If you look at the zeoclient.log's from all backends, is none of the backends starting/logging the upgrade step outputs?
If you configure your backends like this in Varnish with a round robin director, you don't have any stickyness where the redirector will continue sending your requests to the same backend.
But OTOH this shouldn't be an issue: you send the command to start the upgrade for a profile in the ZMI to one of the backends, it performs the actions required and returns a response.
Only: if the time to run the upgrade step takes more time than any of the timeout values also configured in your Varnish or reverse proxy webserver, the connection is closed before your webbrowser receives the result HTML. But the upgrade should have been executed. If not, there is another issue, you can get it from the zeoclient.log and try to solve it.
For this reason I mostly use a separate ssh tunnel to connect to the ZMI of one zeoclient in such larger environment, to avoid any timeouts.
If you happen to use plone.recipe.varnish, it's configuration parameters for the timeouts are first-byte-timeout and between-bytes-timeout.
resp.: .first-byte-timeout and .between-bytes-timeout in your varnish.vcl: settings:
Ok, I just had this effect on a Plone 6 live site with Traefic as load balancer in front. After I reduced the number of replicas to one (at night time and to workaround the problem for the upgrade only) upgrade steps run successfully.
This is really something to investigate - and at a first look I have no idea whats going on there. No errors have been logged in my Sentry.

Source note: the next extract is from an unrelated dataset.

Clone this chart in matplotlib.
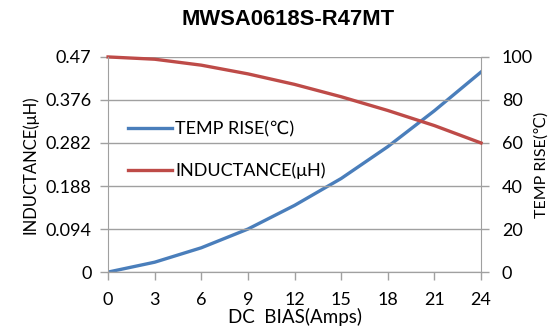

Now that I see this issue pop up again on the forum.... Could it be that when the request takes too long, Varnish decides the first backend is down and retries the request on the second zeoclient, which then causes a zodb conflicterror and aborts both attempts on both zeoclients? Allthough that wouldn't be 'silent', I'd expect to see something in the logs.
I'm assuming it's something relating to CSRF. When I load the upgrades list screen an instance generates some validation code. When saved, another instance responds and does not validate the code generated by the previous instance.
That's all an assumption. I didn't investigate this.
The token (for details see package plone.protect) is stored using a persistent utility in ZODB (using plone.keyring). And it is used everywhere in the Plone-UI (on add/edit/....). Why should it fail in a ZMI form with multiple instances?
Btw.: I still have this effect in a 5.2-latest site (load balanced (Varnish/Traefik) and in a 6 site, also load balanced (only Traefik). It is annoying, but once I configure the cluster down to one instance, upgrades are running.
I took the following test. I started the instance, went to the steps listing page and noted the checkbox value. I restarted the instance, reloaded the listing and saw that the value attribute is different from the first time.
So each instance has a different value. When varnish lists the steps as an instance, and when saving sends it to another instance, the values don't match.